Por Valentín Varillas
La detención de Caro Quintero tendría que haber sido un logro importante del gobierno mexicano en su lucha contra la delincuencia organizada, por lo menos en términos de las prioridades del aparato propagandístico oficial.
Por lo tanto, así debería de haber quedado grabado en el imaginario colectivo de la mayoría de los mexicanos.
Y por supuesto, de quienes forman parte del llamado “círculo rojo”.
No lo fue, por lo menos no de acuerdo a la magnitud de la captura.
Queda el tufo de que se trató en realidad de un “apretón” por parte del gobierno de los Estados Unidos a la administración de López Obrador.
La cabeza del capo -con peso específico real o no dentro de las jerarquías delincuenciales que hoy prevalecen- pareciera una respuesta obligada del gobierno mexicano a una potencial serie de amenazas de represalias por parte de nuestros vecinos del norte.
Los más conservadores las interpretan en términos económicos.
Los más aventurados, hablan de la existencia de “expedientes” que podrían comprometer directamente a la actual élite mexicana en el poder y a su círculo más cercano, por sus probables amarres y pactos inconfesables con la delincuencia organizada.
Esa que, sin duda, pesa más que las autoridades oficiales en muchas zonas del país.
La rapidez de la aprehensión, supone que las instancias de seguridad en México y su respectivo aparato de inteligencia, sabían perfectamente la ubicación del criminal.
No abona tampoco a la imagen del gobierno mexicano, que se hable de que existe una marcada división al interior de las Fuerzas Armadas del país.

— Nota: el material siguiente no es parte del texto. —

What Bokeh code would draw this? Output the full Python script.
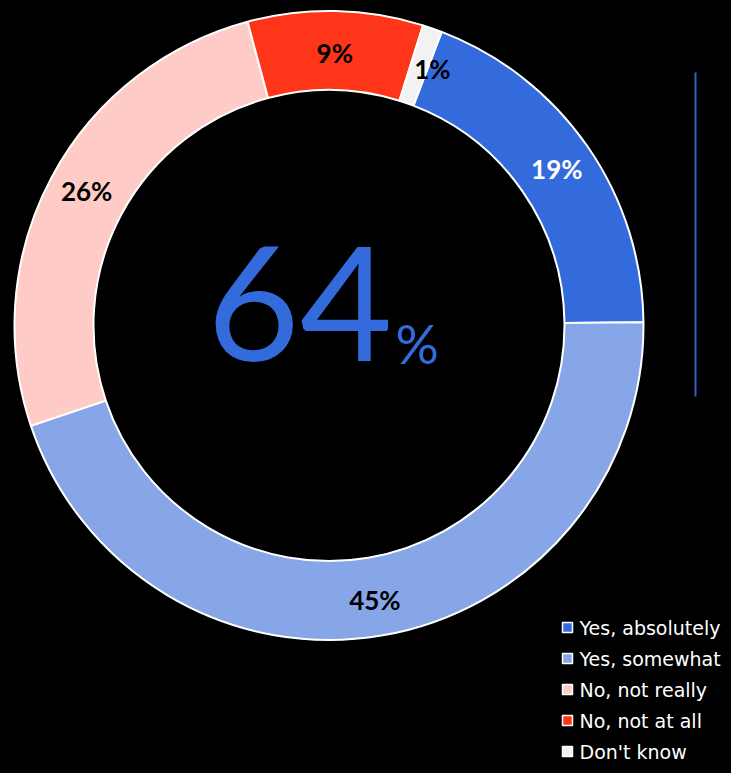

Que el gobierno norteamericano le ha perdido la confianza al Ejército mexicano y que opera de manera discrecional, con información, apoyo y logística, únicamente con la Marina Armada de México.
Un escenario que, de ser real, resulta inédito y sumamente peligroso en términos de gobernabilidad.
Una muestra de lo anterior podría ser la ausencia del presidente en los servicios funerarios de los 16 marinos que perecieron durante el operativo de captura de Caro Quintero.
El helicóptero en el que viajaban se vino abajo en circunstancias poco claras.
El hecho de que, quien de acuerdo a la propia Constitución funge como Comandante Supremo de las Fuerzas Armadas, no se haya tomado la molestia de asistir a la ceremonia y acto protocolario con motivo del sepelio de estos mexicanos que dieron la vida sirviendo a la nación, es demoledor.
También muy injusto.
Y ya de paso, refuerza aquella teoría no comprobada de la división entre instancias castrenses.
La cereza del pastel, fue el adelanto en la mañanera del lunes del amparo que un juez federal otorgaría horas después al criminal, para evitar su inmediata extradición a los Estados Unidos.
¿Qué tiene que hacer el presidente hablando de un tema que compete únicamente a la defensa legal de Caro Quintero?
Este pequeño-gran detalle, ha generado todo tipo de especulaciones.
La más sonada, tiene que ver con una supuesta intención de proteger a Manuel Bartlett de cualquier tipo de información que el capo pudiera compartir con el gobierno americano, sobre su presunto involucramiento en el asesinato del agente de la DEA, Enrique Camarena Salazar en 1985.
Desde la llegada de Felipe Calderón a la presidencia en el 2006, en aquel presunto fraude electoral que resultó ser el mito fundacional de la 4T, López Obrador ha ensayado una estrategia de contraste con ese gobierno, sobre todo en el tema de la estrategia en materia de seguridad pública.
Como candidato en dos elecciones presidenciales y ahora como jefe del ejecutivo federal, AMLO asegura que en ese sexenio se le entregaron las instituciones del estado mexicano a la delincuencia organizada.
Ya como gobierno, Andrés Manuel empieza a sufrir de una especie de efecto bumerang en este tema de la infiltración y protección oficial a los grupos delictivos que operan en México.
El anecdotario nacional empieza a llenarse de historias preocupantes que, en muy poco tiempo, pueden ser una bomba de tiempo para quienes juraban y juraban que eran diferentes.